One of Walsh's first tasks was to submit a director's declaration to the London Stock Exchange (LSE). This is information required on the appointment of a new director. The declaration reveals that Walsh's only current directorship is Fyffes plc. The declaration also refers to the former Aer Lingus boss as William Matthew Walsh no less. Very high society.

The rest of the declaration is relatively routine, but British Airways shareholders will be mighty relieved to see that Walsh answered in the negative when asked about "unspent convictions in relation to indictable offences".

Groundhog day for Waterford investors

Waterford Wedgwood shareholders must feel like extras in the movie Groundhog Day these days. Every time they think news of their investment can get no worse, along comes another profit warning or restructuring.

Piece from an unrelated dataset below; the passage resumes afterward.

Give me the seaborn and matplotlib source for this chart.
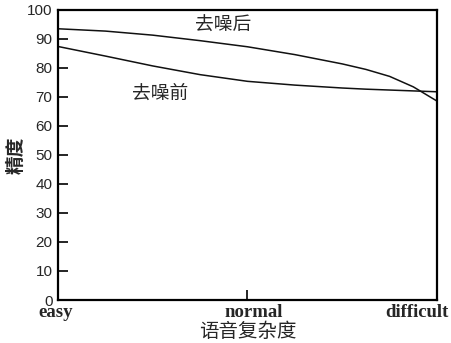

Only six months ago, chairman Sir Anthony O'Reilly urged them to dig deep to pay for the purchase of Royal Doulton. Analysts questioned the wisdom of the deal, but O'Reilly saw a perfect merger and said investors were unlikely to see shares at the rights issue price of six cent again.

Talk about tempting fate. As soon as the put upon investors had forked out the required €100 million and Royal Doulton was acquired, the share price went into reverse. Within six weeks, the whole company was worth less than the €100 million they had paid for their January rights.

Now, shareholders are again being asked to believe in a company that has a long track record in disappointment - with their money, of course.

Another restructuring - the third in just over four years - another €100 million. Only this time, the six cent a share being asked of them is ahead of the price at which the shares have been trading - a new trick for a rights issue.

The question for shareholders is whether this plan is the one that will finally drag the company back to a future. Analysts are uncertain, although they concede that the company has finally taken the radical action that has long been needed ... at least most of the analysts have.

The company's broker, Davy, has been strangely silent - it failed even to mention events at the company to clients in its regular morning briefing yesterday. Interestingly, Davy, which was part-underwriter of the previous rights issue, will take no part as underwriter this time around. Hardly a ringing endorsement.